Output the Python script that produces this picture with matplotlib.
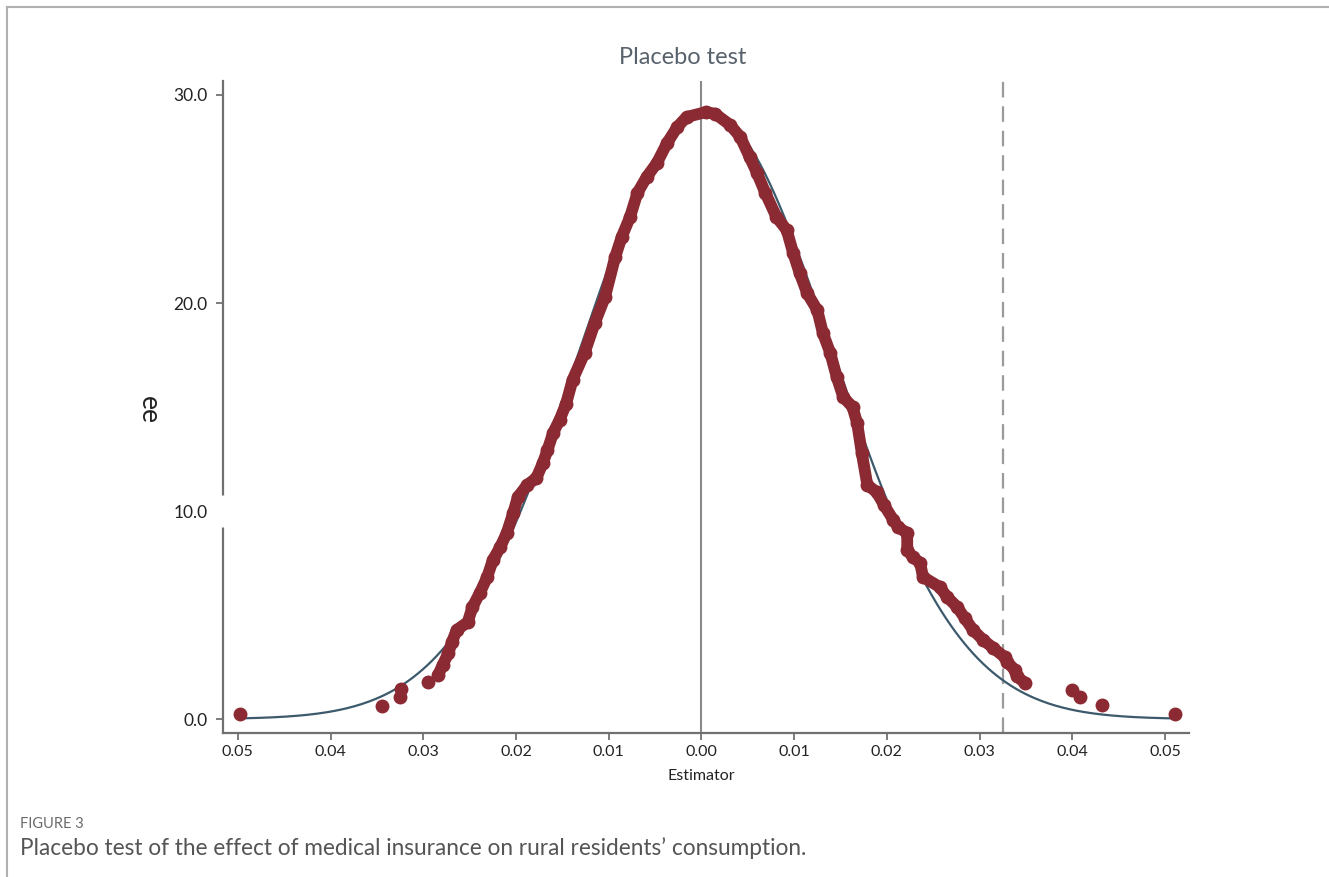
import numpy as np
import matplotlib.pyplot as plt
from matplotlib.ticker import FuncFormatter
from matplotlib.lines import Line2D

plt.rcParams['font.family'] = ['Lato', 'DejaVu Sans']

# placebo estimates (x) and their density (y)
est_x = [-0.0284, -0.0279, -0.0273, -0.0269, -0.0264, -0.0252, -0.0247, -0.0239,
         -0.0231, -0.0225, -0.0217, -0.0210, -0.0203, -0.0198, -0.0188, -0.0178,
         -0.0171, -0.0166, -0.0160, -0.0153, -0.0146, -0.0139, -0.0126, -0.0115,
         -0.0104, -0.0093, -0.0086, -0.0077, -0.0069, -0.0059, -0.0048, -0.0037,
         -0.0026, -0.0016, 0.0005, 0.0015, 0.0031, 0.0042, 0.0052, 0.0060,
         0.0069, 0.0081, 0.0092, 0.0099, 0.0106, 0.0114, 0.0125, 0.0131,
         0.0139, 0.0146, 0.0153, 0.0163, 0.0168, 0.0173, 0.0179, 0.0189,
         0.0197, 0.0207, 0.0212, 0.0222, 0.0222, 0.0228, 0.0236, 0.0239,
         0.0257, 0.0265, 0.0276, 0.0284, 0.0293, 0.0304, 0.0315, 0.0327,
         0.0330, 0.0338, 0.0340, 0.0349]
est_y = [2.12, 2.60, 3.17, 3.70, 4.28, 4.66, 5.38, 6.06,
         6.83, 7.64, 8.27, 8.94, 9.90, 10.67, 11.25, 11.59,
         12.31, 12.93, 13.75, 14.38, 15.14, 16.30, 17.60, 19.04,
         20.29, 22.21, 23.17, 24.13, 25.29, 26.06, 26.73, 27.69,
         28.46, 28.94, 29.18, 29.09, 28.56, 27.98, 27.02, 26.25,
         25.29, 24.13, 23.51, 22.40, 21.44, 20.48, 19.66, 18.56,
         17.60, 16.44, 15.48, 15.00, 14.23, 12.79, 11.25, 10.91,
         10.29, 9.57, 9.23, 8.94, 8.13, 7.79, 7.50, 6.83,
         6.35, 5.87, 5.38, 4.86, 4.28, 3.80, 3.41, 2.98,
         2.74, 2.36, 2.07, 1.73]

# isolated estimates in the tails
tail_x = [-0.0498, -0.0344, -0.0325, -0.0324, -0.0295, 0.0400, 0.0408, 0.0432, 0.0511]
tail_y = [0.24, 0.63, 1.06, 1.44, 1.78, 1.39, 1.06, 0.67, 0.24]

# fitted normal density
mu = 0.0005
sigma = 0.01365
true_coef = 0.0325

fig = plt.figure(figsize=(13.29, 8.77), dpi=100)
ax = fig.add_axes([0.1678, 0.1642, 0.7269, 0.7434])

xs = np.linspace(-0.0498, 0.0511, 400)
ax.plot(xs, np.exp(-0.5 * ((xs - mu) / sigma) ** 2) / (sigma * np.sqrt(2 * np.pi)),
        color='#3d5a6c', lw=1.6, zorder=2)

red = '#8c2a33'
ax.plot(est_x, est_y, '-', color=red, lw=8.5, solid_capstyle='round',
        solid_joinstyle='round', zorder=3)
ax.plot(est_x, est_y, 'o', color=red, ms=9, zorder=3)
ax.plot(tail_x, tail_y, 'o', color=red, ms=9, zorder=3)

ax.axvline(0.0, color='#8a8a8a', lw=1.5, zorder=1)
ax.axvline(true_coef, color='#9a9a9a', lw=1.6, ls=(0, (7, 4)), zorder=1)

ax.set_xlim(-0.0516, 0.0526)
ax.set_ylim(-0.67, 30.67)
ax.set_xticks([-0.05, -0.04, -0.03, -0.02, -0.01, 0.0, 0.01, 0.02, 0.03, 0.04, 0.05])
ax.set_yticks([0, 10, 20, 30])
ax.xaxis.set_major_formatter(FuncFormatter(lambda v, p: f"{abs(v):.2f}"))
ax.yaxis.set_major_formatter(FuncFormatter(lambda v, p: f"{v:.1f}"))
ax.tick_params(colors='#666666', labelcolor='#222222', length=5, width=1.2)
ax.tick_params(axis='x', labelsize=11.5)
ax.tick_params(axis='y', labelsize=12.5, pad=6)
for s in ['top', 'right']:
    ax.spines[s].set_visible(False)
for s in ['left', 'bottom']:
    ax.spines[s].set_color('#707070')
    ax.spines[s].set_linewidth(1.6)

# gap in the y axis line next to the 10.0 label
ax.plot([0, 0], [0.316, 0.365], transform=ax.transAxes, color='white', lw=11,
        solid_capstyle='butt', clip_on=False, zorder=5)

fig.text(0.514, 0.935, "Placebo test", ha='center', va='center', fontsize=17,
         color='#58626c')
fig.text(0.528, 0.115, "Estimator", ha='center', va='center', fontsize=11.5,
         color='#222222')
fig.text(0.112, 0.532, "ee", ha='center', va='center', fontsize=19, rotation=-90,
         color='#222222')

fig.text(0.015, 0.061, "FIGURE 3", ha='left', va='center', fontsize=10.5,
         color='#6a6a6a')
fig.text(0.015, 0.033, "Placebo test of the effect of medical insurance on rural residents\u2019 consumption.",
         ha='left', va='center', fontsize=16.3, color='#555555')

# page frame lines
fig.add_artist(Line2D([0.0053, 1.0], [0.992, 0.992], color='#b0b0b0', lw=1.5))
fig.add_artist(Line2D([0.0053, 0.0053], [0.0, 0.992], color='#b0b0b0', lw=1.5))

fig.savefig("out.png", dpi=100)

> TASK DIRECTIONS:
Output the lines above in full and exactly as given, omitting any pictures.

> RESPONSE TO THE TASK:
Output the Python script that produces this picture with matplotlib.
import numpy as np
import matplotlib.pyplot as plt
from matplotlib.ticker import FuncFormatter
from matplotlib.lines import Line2D

plt.rcParams['font.family'] = ['Lato', 'DejaVu Sans']

# placebo estimates (x) and their density (y)
est_x = [-0.0284, -0.0279, -0.0273, -0.0269, -0.0264, -0.0252, -0.0247, -0.0239,
         -0.0231, -0.0225, -0.0217, -0.0210, -0.0203, -0.0198, -0.0188, -0.0178,
         -0.0171, -0.0166, -0.0160, -0.0153, -0.0146, -0.0139, -0.0126, -0.0115,
         -0.0104, -0.0093, -0.0086, -0.0077, -0.0069, -0.0059, -0.0048, -0.0037,
         -0.0026, -0.0016, 0.0005, 0.0015, 0.0031, 0.0042, 0.0052, 0.0060,
         0.0069, 0.0081, 0.0092, 0.0099, 0.0106, 0.0114, 0.0125, 0.0131,
         0.0139, 0.0146, 0.0153, 0.0163, 0.0168, 0.0173, 0.0179, 0.0189,
         0.0197, 0.0207, 0.0212, 0.0222, 0.0222, 0.0228, 0.0236, 0.0239,
         0.0257, 0.0265, 0.0276, 0.0284, 0.0293, 0.0304, 0.0315, 0.0327,
         0.0330, 0.0338, 0.0340, 0.0349]
est_y = [2.12, 2.60, 3.17, 3.70, 4.28, 4.66, 5.38, 6.06,
         6.83, 7.64, 8.27, 8.94, 9.90, 10.67, 11.25, 11.59,
         12.31, 12.93, 13.75, 14.38, 15.14, 16.30, 17.60, 19.04,
         20.29, 22.21, 23.17, 24.13, 25.29, 26.06, 26.73, 27.69,
         28.46, 28.94, 29.18, 29.09, 28.56, 27.98, 27.02, 26.25,
         25.29, 24.13, 23.51, 22.40, 21.44, 20.48, 19.66, 18.56,
         17.60, 16.44, 15.48, 15.00, 14.23, 12.79, 11.25, 10.91,
         10.29, 9.57, 9.23, 8.94, 8.13, 7.79, 7.50, 6.83,
         6.35, 5.87, 5.38, 4.86, 4.28, 3.80, 3.41, 2.98,
         2.74, 2.36, 2.07, 1.73]

# isolated estimates in the tails
tail_x = [-0.0498, -0.0344, -0.0325, -0.0324, -0.0295, 0.0400, 0.0408, 0.0432, 0.0511]
tail_y = [0.24, 0.63, 1.06, 1.44, 1.78, 1.39, 1.06, 0.67, 0.24]

# fitted normal density
mu = 0.0005
sigma = 0.01365
true_coef = 0.0325

fig = plt.figure(figsize=(13.29, 8.77), dpi=100)
ax = fig.add_axes([0.1678, 0.1642, 0.7269, 0.7434])

xs = np.linspace(-0.0498, 0.0511, 400)
ax.plot(xs, np.exp(-0.5 * ((xs - mu) / sigma) ** 2) / (sigma * np.sqrt(2 * np.pi)),
        color='#3d5a6c', lw=1.6, zorder=2)

red = '#8c2a33'
ax.plot(est_x, est_y, '-', color=red, lw=8.5, solid_capstyle='round',
        solid_joinstyle='round', zorder=3)
ax.plot(est_x, est_y, 'o', color=red, ms=9, zorder=3)
ax.plot(tail_x, tail_y, 'o', color=red, ms=9, zorder=3)

ax.axvline(0.0, color='#8a8a8a', lw=1.5, zorder=1)
ax.axvline(true_coef, color='#9a9a9a', lw=1.6, ls=(0, (7, 4)), zorder=1)

ax.set_xlim(-0.0516, 0.0526)
ax.set_ylim(-0.67, 30.67)
ax.set_xticks([-0.05, -0.04, -0.03, -0.02, -0.01, 0.0, 0.01, 0.02, 0.03, 0.04, 0.05])
ax.set_yticks([0, 10, 20, 30])
ax.xaxis.set_major_formatter(FuncFormatter(lambda v, p: f"{abs(v):.2f}"))
ax.yaxis.set_major_formatter(FuncFormatter(lambda v, p: f"{v:.1f}"))
ax.tick_params(colors='#666666', labelcolor='#222222', length=5, width=1.2)
ax.tick_params(axis='x', labelsize=11.5)
ax.tick_params(axis='y', labelsize=12.5, pad=6)
for s in ['top', 'right']:
    ax.spines[s].set_visible(False)
for s in ['left', 'bottom']:
    ax.spines[s].set_color('#707070')
    ax.spines[s].set_linewidth(1.6)

# gap in the y axis line next to the 10.0 label
ax.plot([0, 0], [0.316, 0.365], transform=ax.transAxes, color='white', lw=11,
        solid_capstyle='butt', clip_on=False, zorder=5)

fig.text(0.514, 0.935, "Placebo test", ha='center', va='center', fontsize=17,
         color='#58626c')
fig.text(0.528, 0.115, "Estimator", ha='center', va='center', fontsize=11.5,
         color='#222222')
fig.text(0.112, 0.532, "ee", ha='center', va='center', fontsize=19, rotation=-90,
         color='#222222')

fig.text(0.015, 0.061, "FIGURE 3", ha='left', va='center', fontsize=10.5,
         color='#6a6a6a')
fig.text(0.015, 0.033, "Placebo test of the effect of medical insurance on rural residents\u2019 consumption.",
         ha='left', va='center', fontsize=16.3, color='#555555')

# page frame lines
fig.add_artist(Line2D([0.0053, 1.0], [0.992, 0.992], color='#b0b0b0', lw=1.5))
fig.add_artist(Line2D([0.0053, 0.0053], [0.0, 0.992], color='#b0b0b0', lw=1.5))

fig.savefig("out.png", dpi=100)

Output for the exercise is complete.